Mi padre y mi madre cuando vieron la matanza, se morían de tristeza. Se habían oído tiros. “¿Quién da tiros aquí? Si aquí no estamos acostumbraos a oír tiros de nadie”. Se preguntaba mi padre. Cuando empezaron a llegar palomas heridas, mi padre y mi madre: “¿Quién ha hecho esto a las palomas?” Y ya de pronto cayeron en la cuenta: “¡Los tiros que se han oído! ¿Pero quién pega tiros aquí?” Y ya sacaron la conclusión: “Los bañistas. Los que hay en los baños”.
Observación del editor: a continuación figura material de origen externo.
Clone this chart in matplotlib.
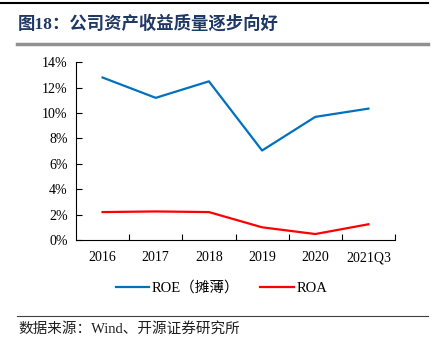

Cogió mi padre las palomas muertas. Subió a los baños. Y había allí uno que le decían “El Nisio”, no sé si era su nombre o su apodo. “¿Quién ha hecho esto con las palomas?” Preguntó mi padre. “Ha sido el Nisio”. Le dijo José León, que era el hijo de Estanislá, la dueña de los baños. “El Nisio es el que le ha estado tirando a las palomas”. “¿Dónde está el Nisio?” Preguntó mi padre. “Aquí dentro estoy”. Contestó él. “Pues sal con la escopeta, valiente. Lo mismo que le has tirao a las palomas, tírame a mí, hombre. Mira, yo no traigo escopeta ni traigo arma ninguna.

Pero en vez de dar los tiros a palomas inocentes, ved a exponer tú el pecho como lo está exponiendo mi hijo en una guerra, en la que va a perder la vida, sin ganar nada. Ve tú allí a exponer la vida. Y no dediques los tiros a matar palomas que no te han hecho nada”. A estas palabras, el Nisio no contestó. Mi padre empezó a tirar palomas por sus pies. “Ves, aquí las tienes. ¿Estás ya contento?” No le replicó ni una palabra. Ya no pegó más tiros. Pero le hizo una matanza de palomas a mi hermano, que valgame Dios.

Mi padre y mi madre cada día esmerándose en las palomas para que no les pasara nada para cuando volviera mi hermano de la guerra. Me metía yo en el palomar. Cogía los pichones. Le daba de comer con mi boca. Se me subían a la cabeza, a los hombros, a todos lados. Cuando salía a la calle, con perdón pero siempre estaba llena de excrementos de las palomas. ¡Qué lástima! ¡Qué recuerdos, de verdad!